The Lost Sierra to gain 300 new miles of trail

The Sierra Buttes Trail Stewardship (SBTS) is on a mission. With an endgame of building sustainable, recreation-based communities in economically disadvantaged areas, the Connected Communities project and Lost Sierra Master Trails Plan will eventually link 15 towns in Sierra, Plumas, Lassen and Butte County, California with more than 300 miles of new motorized and non-motorized trail.

Connected Communities will focus on the Northern Sierra Nevada range, home of both the Yuba and Feather Rivers; critical watersheds delivering more than 65 percent of California’s clean drinking water. Proposition 68, The Clean Water and Parks Act, was passed on June 6, 2018, authorizing $4 billion in general obligation bonds for state and local parks, environmental protection and restoration projects and water infrastructure projects.
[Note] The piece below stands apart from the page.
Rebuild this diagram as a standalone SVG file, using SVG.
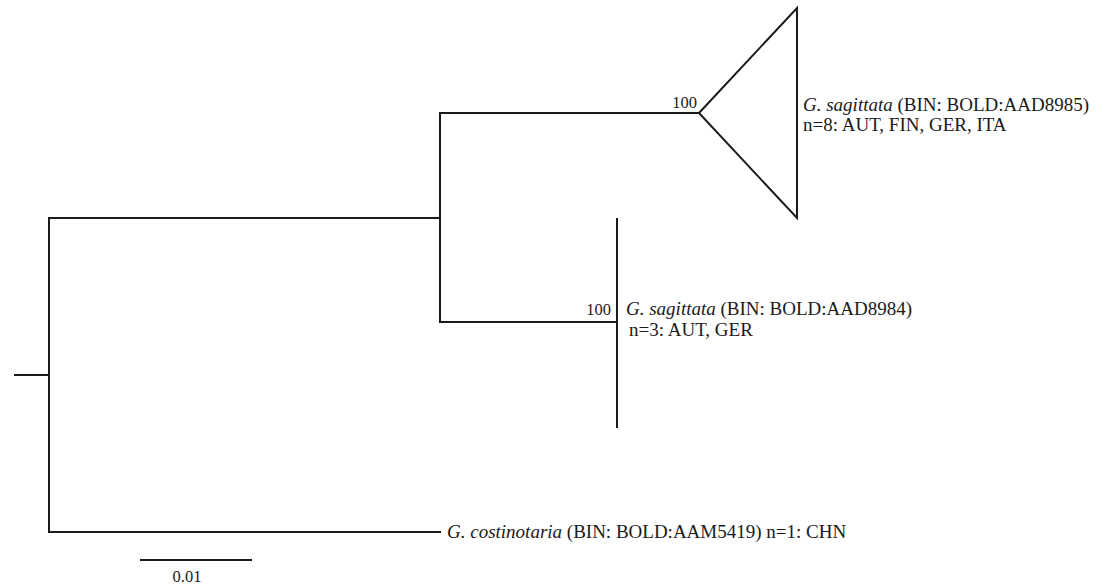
<svg xmlns="http://www.w3.org/2000/svg" width="1108" height="586" viewBox="0 0 1108 586">
<style>
.br{fill:none;stroke:#1a1a1a;stroke-width:2;stroke-linecap:square}
.t{font-family:"Liberation Serif","Times New Roman",serif;font-size:19px;fill:#1a1a1a}
.s{font-family:"Liberation Serif","Times New Roman",serif;font-size:16.5px;fill:#1a1a1a}
.i{font-style:italic}
</style>
<rect width="1108" height="586" fill="#fff"/>
<g id="connectors">
<path class="br" d="M15 375H49M49 218V532M49 218H440M49 532H440M440 113V322M440 113H699M440 322H617"/>
</g>
<g id="clade-AAD8985">
<path class="br" d="M699 113L797 8V218Z" stroke-linejoin="miter"/>
<text class="s" x="697" y="108" text-anchor="end">100</text>
<text class="t" x="803" y="111"><tspan class="i">G. sagittata</tspan> (BIN: BOLD:AAD8985)</text>
<text class="t" x="803" y="131">n=8: AUT, FIN, GER, ITA</text>
</g>
<g id="clade-AAD8984">
<path class="br" d="M617 219V427"/>
<text class="s" x="611" y="315" text-anchor="end">100</text>
<text class="t" x="626" y="315"><tspan class="i">G. sagittata</tspan> (BIN: BOLD:AAD8984)</text>
<text class="t" x="629" y="336">n=3: AUT, GER</text>
</g>
<g id="leaf-AAM5419">
<text class="t" x="447" y="538"><tspan class="i">G. costinotaria</tspan> (BIN: BOLD:AAM5419) n=1: CHN</text>
</g>
<g id="scale">
<path class="br" d="M141 560H251"/>
<text class="s" x="187" y="582" text-anchor="middle">0.01</text>
</g>
</svg>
Central to Prop 68 is educating the public about these important environmental efforts, and getting the public outdoors on trails to see these efforts firsthand is an effective and engaging way to learn while bolstering the economies of watershed communities.

“Recreation is a powerful economic sector, eclipsing the previous boom and bust cycles of mining and timber in Northern California,” said Greg Williams, SBTS Executive Director. “More importantly, recreation is sustainable, and building trails is a perfect dirt avenue to educate users about public lands and healthy watersheds.”